The most dangerous drivers on the road are those who have been drinking.
Well, them and anybody with a CY licence plate – madness.
With the personal and private use of marijuana decriminalised, questions have been asked about the legalities of driving after smoking.
You can read up on that here, but that’s not what a recent study conducted by researchers from McLean Hospital in Boston was testing.
Rather, the study looked at how heavy marijuana users were more dangerous than non-smoking drivers, even when they weren’t high.
NBC News reports:
The bad driving appears to be isolated to those who started using pot before age 16, researchers reported…The theory is that early marijuana use changes the brain, leaving people more impulsive and more apt to make rash decisions.
In the new study, which tested participants in a driving simulator, researchers…found that sober cannabis users who started using the drug in their teens had more accidents, drove at higher speeds and cruised through more red lights compared to people who had never used marijuana…
For the study, researchers tested 28 heavy-use smokers and 17 non-users, with an average age of 23 across the 45 participants.
In order to ensure honesty, study participants had to provide urine samples, which were tested for drugs, including cannabis
More on the results:
During the driving test, cannabis users were more likely than non-users to speed, hit a pedestrian, cross the center line, miss stop signs and cruise through red lights.
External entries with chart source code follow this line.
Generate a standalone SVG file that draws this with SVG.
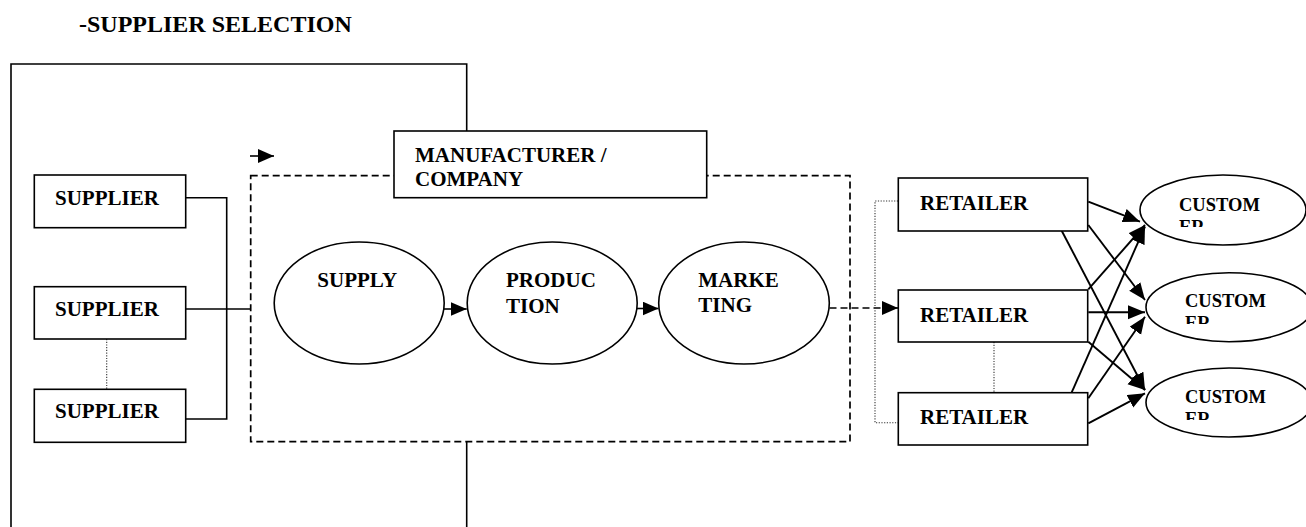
<svg xmlns="http://www.w3.org/2000/svg" width="1306" height="527" viewBox="0 0 1306 527">
<style>
text{font-family:"Liberation Serif","Times New Roman",serif;font-weight:bold;fill:#000}
.t{font-size:21px}
.c{font-size:18.5px}
.box{fill:#fff;stroke:#000;stroke-width:1.6}
.ell{fill:#fff;stroke:#000;stroke-width:1.6}
.ln{fill:none;stroke:#000;stroke-width:1.6}
.arr{fill:none;stroke:#000;stroke-width:1.9}
.dash{fill:none;stroke:#000;stroke-width:1.7;stroke-dasharray:7 4}
.dot{fill:none;stroke:#333;stroke-width:1.1;stroke-dasharray:1.2 1.5}
</style>
<defs>
<marker id="ah" markerUnits="userSpaceOnUse" markerWidth="17" markerHeight="15" refX="16" refY="7" orient="auto">
<path d="M0,0 L16,7 L0,14 z" fill="#000"/>
</marker>
<marker id="ah2" markerUnits="userSpaceOnUse" markerWidth="18" markerHeight="15" refX="17" refY="7" orient="auto">
<path d="M0,0 L17,7 L0,14 z" fill="#000"/>
</marker>
<clipPath id="cl1"><rect x="1140" y="190" width="166" height="37"/></clipPath>
<clipPath id="cl2"><rect x="1140" y="286" width="166" height="38"/></clipPath>
<clipPath id="cl3"><rect x="1140" y="382" width="166" height="38"/></clipPath>
</defs>

<text id="title" x="79" y="32" style="font-size:24px">-SUPPLIER SELECTION</text>

<g id="connectors">
<path class="ln" d="M11,527 L11,64 L466.7,64 L466.7,131"/>
<path class="ln" d="M466.7,441.7 L466.7,527"/>
<line class="ln" x1="250" y1="156" x2="274" y2="156" marker-end="url(#ah)"/>
<path class="ln" d="M185.7,197.7 L226.7,197.7 L226.7,419 L185,419"/>
<line class="ln" x1="185.7" y1="309" x2="250.7" y2="309"/>
<line class="dot" x1="106.7" y1="339" x2="106.7" y2="389.3"/>
<line class="ln" x1="444" y1="309" x2="466.7" y2="309" marker-end="url(#ah)"/>
<line class="ln" x1="637" y1="308.5" x2="658.5" y2="308.5" marker-end="url(#ah)"/>
<line class="dash" x1="829.5" y1="308" x2="884" y2="308"/>
<line class="ln" x1="883" y1="308" x2="898" y2="308" marker-end="url(#ah)"/>
<path class="dot" d="M898,201 L875,201 L875,422.7 L898,422.7"/>
<line class="dot" x1="994" y1="342" x2="994" y2="392.7"/>
<line class="arr" x1="1088.3" y1="201.7" x2="1140" y2="221.7" marker-end="url(#ah2)"/>
<line class="arr" x1="1088.3" y1="225" x2="1145" y2="300" marker-end="url(#ah2)"/>
<line class="arr" x1="1061.7" y1="230.7" x2="1145" y2="390" marker-end="url(#ah2)"/>
<line class="arr" x1="1088.3" y1="289.3" x2="1145" y2="225" marker-end="url(#ah2)"/>
<line class="arr" x1="1088.3" y1="312.3" x2="1145" y2="312.3" marker-end="url(#ah2)"/>
<line class="arr" x1="1088.3" y1="341.7" x2="1145" y2="390" marker-end="url(#ah2)"/>
<line class="arr" x1="1071.7" y1="392.3" x2="1145" y2="226.7" marker-end="url(#ah2)"/>
<line class="arr" x1="1088.3" y1="398.3" x2="1145" y2="316.7" marker-end="url(#ah2)"/>
<line class="arr" x1="1088.3" y1="423.3" x2="1145" y2="393.3" marker-end="url(#ah2)"/>
</g>

<g id="company-boundary">
<rect class="dash" x="250.7" y="175.7" width="599.3" height="266"/>
</g>

<g id="manufacturer">
<rect class="box" x="394" y="131" width="312.7" height="66.7"/>
<text class="t" x="415" y="161.7">MANUFACTURER /</text>
<text class="t" x="415" y="185.7">COMPANY</text>
</g>

<g id="supplier1">
<rect class="box" x="34.3" y="175" width="151.4" height="52.7"/>
<text class="t" x="55" y="205">SUPPLIER</text>
</g>
<g id="supplier2">
<rect class="box" x="34.3" y="286.7" width="151.4" height="52.3"/>
<text class="t" x="55" y="315.7">SUPPLIER</text>
</g>
<g id="supplier3">
<rect class="box" x="34.3" y="389.3" width="151.4" height="53"/>
<text class="t" x="55" y="418.3">SUPPLIER</text>
</g>

<g id="supply">
<ellipse class="ell" cx="359.2" cy="303" rx="85" ry="61"/>
<text class="t" x="317.3" y="286.7">SUPPLY</text>
</g>
<g id="production">
<ellipse class="ell" cx="552.2" cy="303" rx="85" ry="61"/>
<text class="t" x="506" y="287">PRODUC</text>
<text class="t" x="506" y="312.7">TION</text>
</g>
<g id="marketing">
<ellipse class="ell" cx="744" cy="303" rx="85.3" ry="61"/>
<text class="t" x="698.3" y="286.7">MARKE</text>
<text class="t" x="698.3" y="311.7">TING</text>
</g>

<g id="retailer1">
<rect class="box" x="898.3" y="178" width="189.4" height="53"/>
<text class="t" x="920" y="210">RETAILER</text>
</g>
<g id="retailer2">
<rect class="box" x="898.3" y="290" width="189.4" height="52"/>
<text class="t" x="920" y="321.7">RETAILER</text>
</g>
<g id="retailer3">
<rect class="box" x="898.3" y="392.7" width="189.4" height="52.3"/>
<text class="t" x="920" y="424.3">RETAILER</text>
</g>

<g id="customer1">
<ellipse class="ell" cx="1223" cy="210" rx="83" ry="35"/>
<g clip-path="url(#cl1)">
<text class="c" x="1179" y="211">CUSTOM</text>
<text class="c" x="1179" y="233">ER</text>
</g>
</g>
<g id="customer2">
<ellipse class="ell" cx="1229" cy="307.2" rx="83" ry="34.5"/>
<g clip-path="url(#cl2)">
<text class="c" x="1185" y="306.7">CUSTOM</text>
<text class="c" x="1185" y="328.7">ER</text>
</g>
</g>
<g id="customer3">
<ellipse class="ell" cx="1229" cy="402.5" rx="83" ry="34.5"/>
<g clip-path="url(#cl3)">
<text class="c" x="1185" y="402.7">CUSTOM</text>
<text class="c" x="1185" y="424.7">ER</text>
</g>
</g>
</svg>
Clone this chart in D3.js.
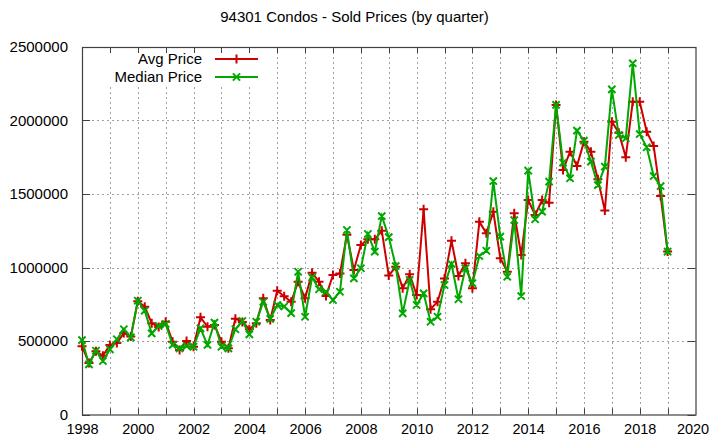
<!DOCTYPE html>
<html>
<head>
<meta charset="utf-8">
<script src="https://cdn.jsdelivr.net/npm/d3@7"></script>
<style>
body { margin: 0; background: #fff; }
text { font-family: "Liberation Sans", Arial, sans-serif; }
</style>
</head>
<body>
<div id="viz"></div>
<script>
var w = 709,
	h = 445,
	margin = {top: 47, right: 13.5, bottom: 30.5, left: 82};

var first_year = 1998;
var year_ticks = [1998,2000,2002,2004,2006,2008,2010,2012,2014,2016,2018,2020];
var price_ticks = [0,500000,1000000,1500000,2000000,2500000];

// quarterly, starting 1998 Q1
var avg_price = [
	465000,350000,430000,400000,473000,486000,554000,530000,
	770000,733000,620000,596000,631000,495000,439000,500000,
	461000,661000,597000,609000,495000,450000,652000,630000,
	580000,620000,790000,643000,842000,805000,767000,903000,
	790000,965000,903000,806000,949000,960000,1222000,983000,
	1153000,1192000,1192000,1250000,945000,1005000,858000,954000,
	813000,1396000,716000,767000,926000,1182000,942000,1029000,
	858000,1312000,1233000,1380000,1063000,971000,1369000,1085000,
	1459000,1357000,1459000,1441000,2106000,1663000,1788000,1691000,
	1856000,1788000,1600000,1387000,1992000,1917000,1750000,2128000,
	2128000,1924000,1827000,1486000,1108000
];
var median_price = [
	506000,341000,434000,364000,443000,512000,580000,525000,
	774000,706000,552000,602000,616000,473000,450000,466000,
	461000,586000,473000,625000,461000,450000,580000,636000,
	545000,631000,767000,650000,745000,735000,690000,971000,
	665000,933000,852000,835000,779000,835000,1255000,926000,
	995000,1228000,1108000,1350000,1207000,1010000,688000,915000,
	745000,824000,631000,665000,881000,1024000,784000,995000,
	893000,1078000,1114000,1588000,1210000,937000,1323000,806000,
	1659000,1328000,1380000,1584000,2106000,1713000,1607000,1931000,
	1863000,1720000,1560000,1686000,2212000,1901000,1879000,2389000,
	1908000,1818000,1622000,1554000,1108000
];

var series = [
	{name: 'Avg Price', values: avg_price, color: '#cc0000', marker: 'plus'},
	{name: 'Median Price', values: median_price, color: '#00a800', marker: 'cross'}
];

var iw = w - margin.left - margin.right,
	ih = h - margin.top - margin.bottom;

var x = d3.scaleLinear().domain([1998, 2020]).range([0, iw]);
var y = d3.scaleLinear().domain([0, 2500000]).range([ih, 0]);

var svg = d3.select('#viz').append('svg')
	.attr('width', w)
	.attr('height', h);

svg.append('text')
	.attr('x', w / 2)
	.attr('y', 22)
	.attr('text-anchor', 'middle')
	.style('font-size', '15px')
	.text('94301 Condos - Sold Prices (by quarter)');

var plot = svg.append('g')
	.attr('transform', 'translate(' + margin.left + ',' + margin.top + ')');

//GRID
var all_years = d3.range(1999, 2020);
plot.selectAll('.vgrid')
	.data(all_years)
	.enter().append('line')
		.attr('class', 'vgrid')
		.attr('x1', function(d){ return Math.round(x(d)) + 0.5; })
		.attr('x2', function(d){ return Math.round(x(d)) + 0.5; })
		.attr('y1', 0)
		.attr('y2', ih)
		.attr('stroke', '#a0a0a0')
		.attr('stroke-dasharray', '2,3');
plot.selectAll('.hgrid')
	.data(price_ticks.slice(1, -1))
	.enter().append('line')
		.attr('class', 'hgrid')
		.attr('x1', 0)
		.attr('x2', iw)
		.attr('y1', function(d){ return Math.round(y(d)) + 0.5; })
		.attr('y2', function(d){ return Math.round(y(d)) + 0.5; })
		.attr('stroke', '#a0a0a0')
		.attr('stroke-dasharray', '2,3');

// legend box hides grid behind it
plot.append('rect')
	.attr('x', 0)
	.attr('y', 0)
	.attr('width', 180)
	.attr('height', 39)
	.attr('fill', '#fff');

//AXES
var xAxis = d3.axisBottom(x).tickValues(year_ticks).tickFormat(d3.format('d')).tickSize(0).tickPadding(9);
var yAxis = d3.axisLeft(y).tickValues(price_ticks).tickFormat(d3.format('d')).tickSize(0).tickPadding(14);

var gx = plot.append('g')
	.attr('transform', 'translate(0,' + ih + ')')
	.call(xAxis);
var gy = plot.append('g').call(yAxis);
[gx, gy].forEach(function(g){
	g.select('.domain').remove();
	g.selectAll('text')
		.attr('fill', '#000')
		.style('font-size', '15px')
		.style('font-family', '"Liberation Sans", Arial, sans-serif');
});
// last year label sits at the window edge: keep it inside
gx.selectAll('text')
	.style('font-size', '14.5px')
	.attr('dx', function(d){ return d === 2020 ? -3 : 0; });

// inward tics on all four sides
var tic = 6;
plot.selectAll('.xtic')
	.data(all_years)
	.enter().append('path')
		.attr('class', 'xtic')
		.attr('d', function(d){
			var px = Math.round(x(d)) + 0.5;
			return 'M' + px + ',' + ih + 'V' + (ih - tic) + 'M' + px + ',0V' + tic;
		})
		.attr('stroke', '#404040');
plot.selectAll('.ytic')
	.data(price_ticks)
	.enter().append('path')
		.attr('class', 'ytic')
		.attr('d', function(d){
			var py = Math.round(y(d)) + 0.5;
			return 'M0,' + py + 'H' + (tic + 2) + 'M' + iw + ',' + py + 'H' + (iw - tic - 2);
		})
		.attr('stroke', '#404040');

plot.append('rect')
	.attr('x', 0.5)
	.attr('y', 0.5)
	.attr('width', iw)
	.attr('height', ih)
	.attr('fill', 'none')
	.attr('stroke', '#404040')
	.attr('stroke-width', 1.2);

//LINES
function markerPath(type, cx, cy) {
	if (type === 'plus') {
		var s = 4.5;
		return 'M' + (cx - s) + ',' + cy + 'H' + (cx + s) + 'M' + cx + ',' + (cy - s) + 'V' + (cy + s);
	}
	var c = 3.6;
	return 'M' + (cx - c) + ',' + (cy - c) + 'L' + (cx + c) + ',' + (cy + c) +
		'M' + (cx - c) + ',' + (cy + c) + 'L' + (cx + c) + ',' + (cy - c);
}

var line = d3.line()
	.x(function(d, i){ return x(first_year + i / 4); })
	.y(function(d){ return y(d); });

var lines = plot.selectAll('.series')
	.data(series)
	.enter().append('g')
		.attr('class', 'series');

lines.append('path')
	.attr('d', function(s){ return line(s.values); })
	.attr('fill', 'none')
	.attr('stroke', function(s){ return s.color; })
	.attr('stroke-width', 2)
	.attr('stroke-linejoin', 'miter');

lines.append('path')
	.attr('d', function(s){
		return s.values.map(function(d, i){
			return markerPath(s.marker, x(first_year + i / 4), y(d));
		}).join('');
	})
	.attr('fill', 'none')
	.attr('stroke', function(s){ return s.color; })
	.attr('stroke-width', 2);

//LEGEND
var legend = plot.selectAll('.legend')
	.data(series)
	.enter().append('g')
		.attr('class', 'legend')
		.attr('transform', function(d, i){ return 'translate(0,' + (12 + i * 18) + ')'; });

legend.append('text')
	.attr('x', 120)
	.attr('y', 0)
	.attr('dy', '0.35em')
	.attr('text-anchor', 'end')
	.style('font-size', '15px')
	.text(function(d){ return d.name; });
legend.append('line')
	.attr('x1', 133)
	.attr('x2', 176)
	.attr('y1', 0)
	.attr('y2', 0)
	.attr('stroke', function(d){ return d.color; })
	.attr('stroke-width', 2);
legend.append('path')
	.attr('d', function(d){ return markerPath(d.marker, 154.5, 0); })
	.attr('stroke', function(d){ return d.color; })
	.attr('stroke-width', 2);
</script>
</body>
</html>
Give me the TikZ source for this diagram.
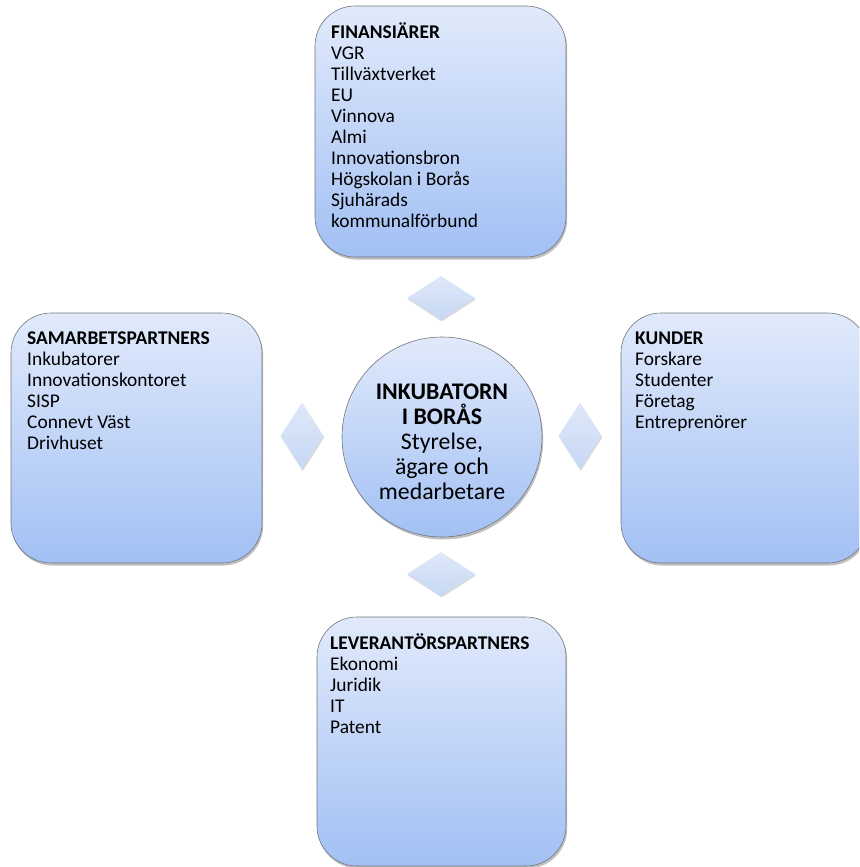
\documentclass[tikz,border=0pt]{standalone}
\usepackage{fontspec}
\setmainfont{Carlito}
\usetikzlibrary{shapes.geometric,shadows}
\definecolor{boxtop}{HTML}{E1EAFB}
\definecolor{boxbot}{HTML}{A2C0F4}
\definecolor{dtop}{HTML}{DFE8F9}
\definecolor{dbot}{HTML}{C6D8F4}
\definecolor{edge}{HTML}{72757D}
\tikzset{
  panel/.style={draw=edge, line width=0.6pt, rounded corners=40pt,
    top color=boxtop, bottom color=boxbot,
    drop shadow={shadow xshift=1.2pt, shadow yshift=-2.5pt, opacity=0.25, fill=black}},
  hub/.style={circle, draw=edge, line width=0.6pt, minimum size=200pt, inner sep=0pt,
    top color=boxtop, bottom color=boxbot,
    drop shadow={shadow xshift=1.2pt, shadow yshift=-2.5pt, opacity=0.25, fill=black}},
  link/.style={diamond, inner sep=0pt, draw=none, top color=dtop, bottom color=dbot,
    drop shadow={shadow xshift=0.8pt, shadow yshift=-1.5pt, opacity=0.15, fill=black}},
  vlink/.style={link, minimum width=68pt, minimum height=44pt},
  hlink/.style={link, minimum width=43pt, minimum height=67pt},
  listtxt/.style={anchor=base west, inner sep=0pt, font=\fontsize{19.4}{21.1}\selectfont},
}
\newcommand{\boxlist}[1]{\begin{tabular}[t]{@{}l@{}}#1\end{tabular}}
\begin{document}
\begin{tikzpicture}[x=1pt,y=-1pt]
\useasboundingbox (0,0) rectangle (859,867);
\begin{scope}
\clip (0,0) rectangle (859,867);
% panels
\path[panel] (315,6) rectangle (566,257);
\path[panel] (11,313) rectangle (262,563);
\path[panel] (621,313) rectangle (868,563);
\path[panel] (317,617) rectangle (566,866);
\end{scope}
% texts
\node[listtxt] (tfin) at (331,38) {\boxlist{\textbf{FINANSIÄRER}\\VGR\\Tillväxtverket\\EU\\Vinnova\\Almi\\Innovationsbron\\Högskolan i Borås\\Sjuhärads\\kommunalförbund}};
\node[listtxt] (tsam) at (27,344) {\boxlist{\textbf{SAMARBETSPARTNERS}\\Inkubatorer\\Innovationskontoret\\SISP\\Connevt Väst\\Drivhuset}};
\node[listtxt] (tkun) at (635,344) {\boxlist{\textbf{KUNDER}\\Forskare\\Studenter\\Företag\\Entreprenörer}};
\node[listtxt] (tlev) at (330,649) {\boxlist{\textbf{LEVERANTÖRSPARTNERS}\\Ekonomi\\Juridik\\IT\\Patent}};
% hub
\node[hub] (hub) at (442,437) {};
\node[align=center, font=\fontsize{23.8}{25}\selectfont, inner sep=0pt] (hubtxt) at (442,442)
  {\textbf{INKUBATORN}\\\textbf{I BORÅS}\\Styrelse,\\ägare och\\medarbetare};
% diamonds
\node[vlink] (dtop) at (441,298) {};
\node[vlink] (dbot) at (441,574) {};
\node[hlink] (dleft) at (302,436) {};
\node[hlink] (dright) at (580,436) {};
\end{tikzpicture}
\end{document}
The cannabis users were also more likely to score high in impulse behavior…
[Researchers] found that the bad driving was almost exclusively limited to people who had started in their teens and that the young starters were also more impulsive.
One important caveat is that the study cannot show whether or not those who started smoking early on were already impulsive, which may be the case.
Researchers added that they “don’t fully understand the health impacts of heavy frequent cannabis use”.
For some local context, TimesLIVE spoke with Layton Beard of the Automobile Association of SA:
“We haven’t done any such studies … but anything that is going to impair your ability to function 100% on the task of driving is something that really concerns us.
“If you have taken a drug and you go into a roadblock, how are the authorities going to determine that you’re not capable of driving?
“We have no issue against anything that is legal, and if people want to use it, it is their right to do so, but a huge concern is how it impacts on people’s driving abilities,” said Beard.
Ultimately, we all just want our roads to be safer for everyone who uses them.
Smoke responsibly, drive responsibly, and if you’re drinking, don’t get behind the wheel. Simple.